§ Exercise aim
Go through the material below and copy all lines with "that".

§ Given records
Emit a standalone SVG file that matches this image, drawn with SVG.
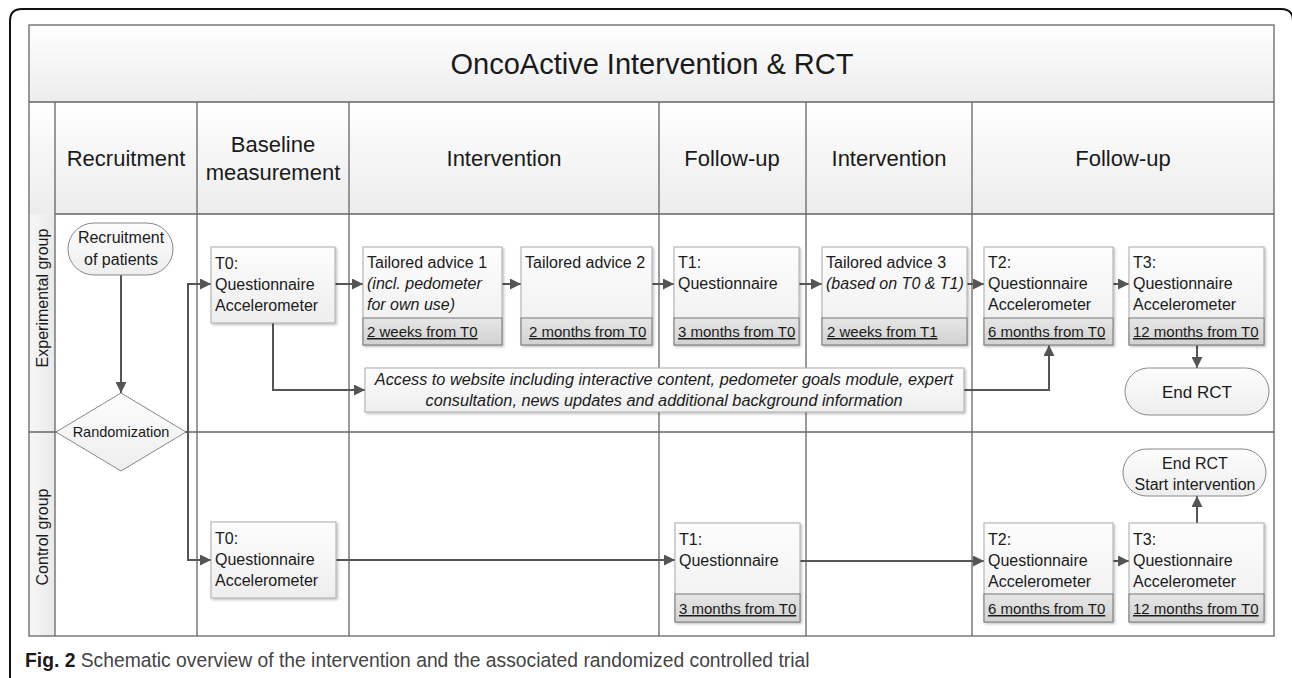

--

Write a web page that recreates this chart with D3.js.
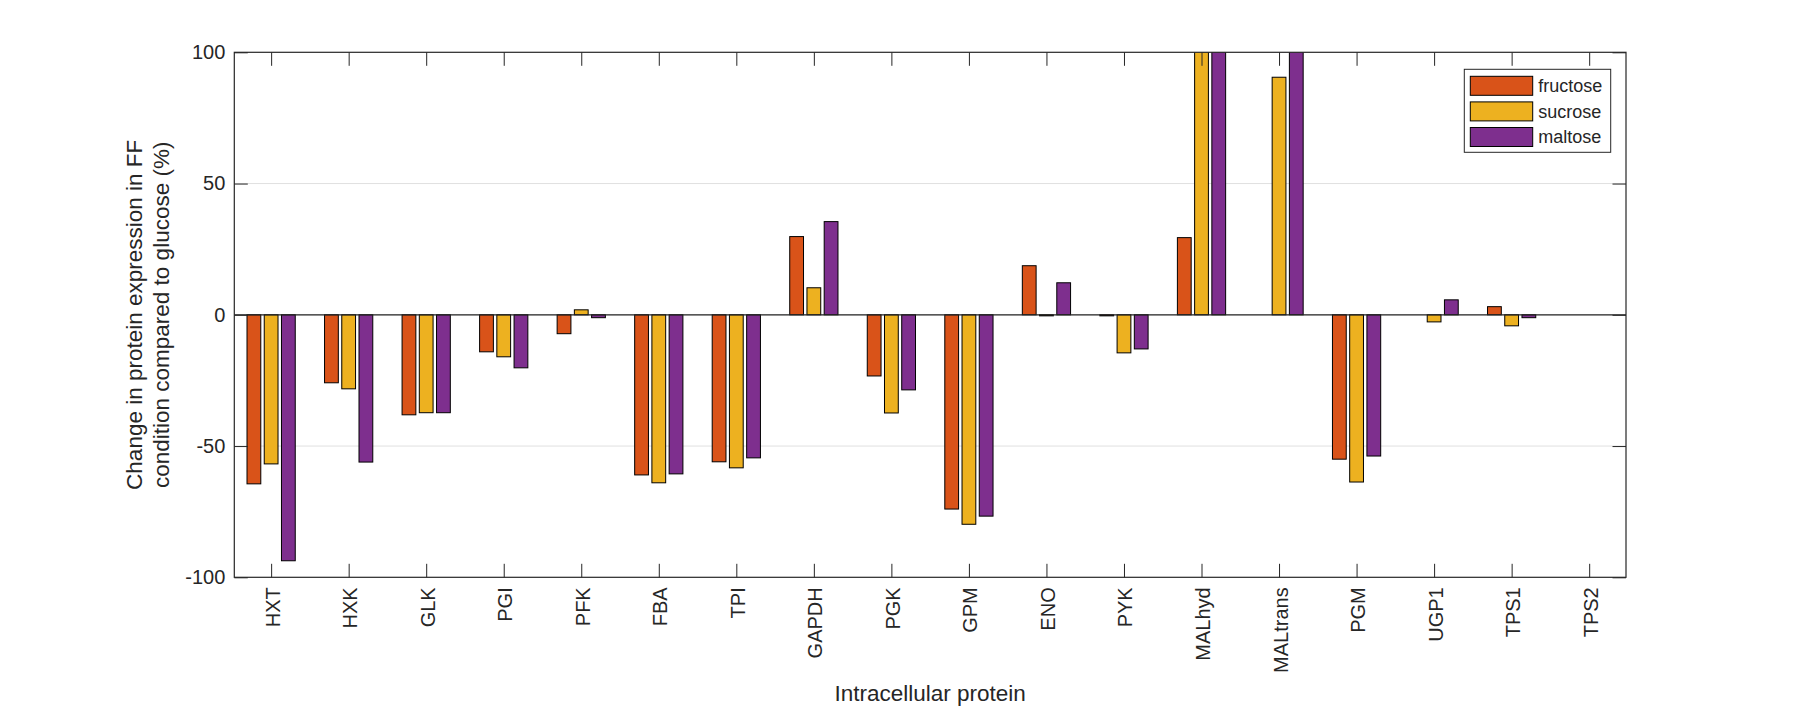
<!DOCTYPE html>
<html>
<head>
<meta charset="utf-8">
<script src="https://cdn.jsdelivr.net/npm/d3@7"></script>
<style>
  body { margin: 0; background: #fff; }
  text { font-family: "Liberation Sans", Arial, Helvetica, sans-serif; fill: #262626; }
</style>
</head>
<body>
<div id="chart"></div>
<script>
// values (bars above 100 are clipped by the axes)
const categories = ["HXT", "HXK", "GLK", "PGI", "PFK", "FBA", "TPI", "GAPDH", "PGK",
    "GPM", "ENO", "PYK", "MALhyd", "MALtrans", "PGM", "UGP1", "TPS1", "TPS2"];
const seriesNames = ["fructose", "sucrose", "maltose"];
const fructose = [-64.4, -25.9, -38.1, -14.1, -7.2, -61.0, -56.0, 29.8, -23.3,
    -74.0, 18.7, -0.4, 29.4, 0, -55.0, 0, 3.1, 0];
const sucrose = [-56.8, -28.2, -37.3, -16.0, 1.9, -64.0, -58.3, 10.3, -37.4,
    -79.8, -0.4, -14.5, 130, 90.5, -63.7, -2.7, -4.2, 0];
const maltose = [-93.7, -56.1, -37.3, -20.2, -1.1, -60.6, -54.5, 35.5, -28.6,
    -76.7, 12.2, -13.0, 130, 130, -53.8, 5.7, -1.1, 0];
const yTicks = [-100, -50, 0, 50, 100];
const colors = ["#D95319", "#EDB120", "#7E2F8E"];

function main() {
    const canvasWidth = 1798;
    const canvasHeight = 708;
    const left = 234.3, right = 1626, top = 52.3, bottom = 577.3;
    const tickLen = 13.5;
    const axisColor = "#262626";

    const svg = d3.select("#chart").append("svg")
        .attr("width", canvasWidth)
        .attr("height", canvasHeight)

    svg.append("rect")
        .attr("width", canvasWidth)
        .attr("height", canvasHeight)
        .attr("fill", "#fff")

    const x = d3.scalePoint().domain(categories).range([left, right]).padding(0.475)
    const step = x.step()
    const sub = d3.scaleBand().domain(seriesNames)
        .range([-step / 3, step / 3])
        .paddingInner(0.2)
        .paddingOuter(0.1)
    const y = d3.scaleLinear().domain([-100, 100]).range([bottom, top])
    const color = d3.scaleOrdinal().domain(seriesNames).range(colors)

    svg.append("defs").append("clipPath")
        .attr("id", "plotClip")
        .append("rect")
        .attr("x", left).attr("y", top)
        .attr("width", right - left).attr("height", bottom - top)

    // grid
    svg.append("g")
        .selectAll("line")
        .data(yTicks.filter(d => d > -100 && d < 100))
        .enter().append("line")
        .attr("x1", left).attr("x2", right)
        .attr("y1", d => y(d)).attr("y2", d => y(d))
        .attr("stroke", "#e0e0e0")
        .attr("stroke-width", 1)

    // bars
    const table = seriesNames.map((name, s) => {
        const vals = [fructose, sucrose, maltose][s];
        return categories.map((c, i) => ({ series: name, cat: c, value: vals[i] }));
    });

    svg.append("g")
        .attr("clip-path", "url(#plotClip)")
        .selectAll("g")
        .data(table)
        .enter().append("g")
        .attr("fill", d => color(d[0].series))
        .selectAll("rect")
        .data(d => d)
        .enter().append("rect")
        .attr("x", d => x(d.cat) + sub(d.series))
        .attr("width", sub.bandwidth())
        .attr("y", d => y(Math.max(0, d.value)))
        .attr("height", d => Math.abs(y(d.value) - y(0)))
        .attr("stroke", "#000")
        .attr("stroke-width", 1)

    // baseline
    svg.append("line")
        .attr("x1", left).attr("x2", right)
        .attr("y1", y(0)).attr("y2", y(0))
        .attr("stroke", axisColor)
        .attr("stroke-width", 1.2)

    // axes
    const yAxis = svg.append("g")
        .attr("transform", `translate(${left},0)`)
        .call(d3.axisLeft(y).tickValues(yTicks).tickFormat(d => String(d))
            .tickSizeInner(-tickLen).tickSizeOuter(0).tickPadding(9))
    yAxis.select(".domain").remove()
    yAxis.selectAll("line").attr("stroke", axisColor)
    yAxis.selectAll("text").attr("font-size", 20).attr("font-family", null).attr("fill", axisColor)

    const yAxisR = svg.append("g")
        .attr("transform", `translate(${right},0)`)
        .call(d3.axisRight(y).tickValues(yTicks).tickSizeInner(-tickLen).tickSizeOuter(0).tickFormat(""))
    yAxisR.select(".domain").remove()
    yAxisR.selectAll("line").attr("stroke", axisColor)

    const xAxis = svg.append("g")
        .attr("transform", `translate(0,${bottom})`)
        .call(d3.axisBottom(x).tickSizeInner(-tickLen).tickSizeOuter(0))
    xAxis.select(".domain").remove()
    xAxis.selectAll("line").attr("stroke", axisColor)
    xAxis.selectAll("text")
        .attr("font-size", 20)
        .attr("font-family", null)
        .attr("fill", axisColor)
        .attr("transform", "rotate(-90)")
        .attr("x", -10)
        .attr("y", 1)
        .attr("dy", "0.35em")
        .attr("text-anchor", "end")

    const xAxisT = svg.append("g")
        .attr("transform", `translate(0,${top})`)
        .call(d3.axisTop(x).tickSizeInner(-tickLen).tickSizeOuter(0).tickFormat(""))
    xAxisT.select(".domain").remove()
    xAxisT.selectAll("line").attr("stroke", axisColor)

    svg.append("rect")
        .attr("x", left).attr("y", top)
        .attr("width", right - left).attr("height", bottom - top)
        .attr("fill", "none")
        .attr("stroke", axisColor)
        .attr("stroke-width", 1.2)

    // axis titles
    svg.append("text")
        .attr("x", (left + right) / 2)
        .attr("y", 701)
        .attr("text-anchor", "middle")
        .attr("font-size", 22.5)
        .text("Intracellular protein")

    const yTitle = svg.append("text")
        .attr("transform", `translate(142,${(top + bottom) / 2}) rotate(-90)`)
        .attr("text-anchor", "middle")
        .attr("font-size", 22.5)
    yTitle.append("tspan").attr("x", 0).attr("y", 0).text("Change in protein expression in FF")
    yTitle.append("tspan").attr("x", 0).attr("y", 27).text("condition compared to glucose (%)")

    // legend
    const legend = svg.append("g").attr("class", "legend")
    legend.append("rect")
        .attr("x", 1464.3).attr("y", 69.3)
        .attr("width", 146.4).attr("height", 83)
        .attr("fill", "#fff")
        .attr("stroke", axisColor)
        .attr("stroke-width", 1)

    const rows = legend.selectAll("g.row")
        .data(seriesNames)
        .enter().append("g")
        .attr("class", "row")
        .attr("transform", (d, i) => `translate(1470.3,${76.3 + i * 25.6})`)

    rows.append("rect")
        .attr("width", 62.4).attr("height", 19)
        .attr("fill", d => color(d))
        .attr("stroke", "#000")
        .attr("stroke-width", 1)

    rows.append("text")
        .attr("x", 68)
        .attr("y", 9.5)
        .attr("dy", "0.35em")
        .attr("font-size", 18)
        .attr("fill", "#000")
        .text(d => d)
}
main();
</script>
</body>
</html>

§ Correct output
Emit a standalone SVG file that matches this image, drawn with SVG.
Write a web page that recreates this chart with D3.js.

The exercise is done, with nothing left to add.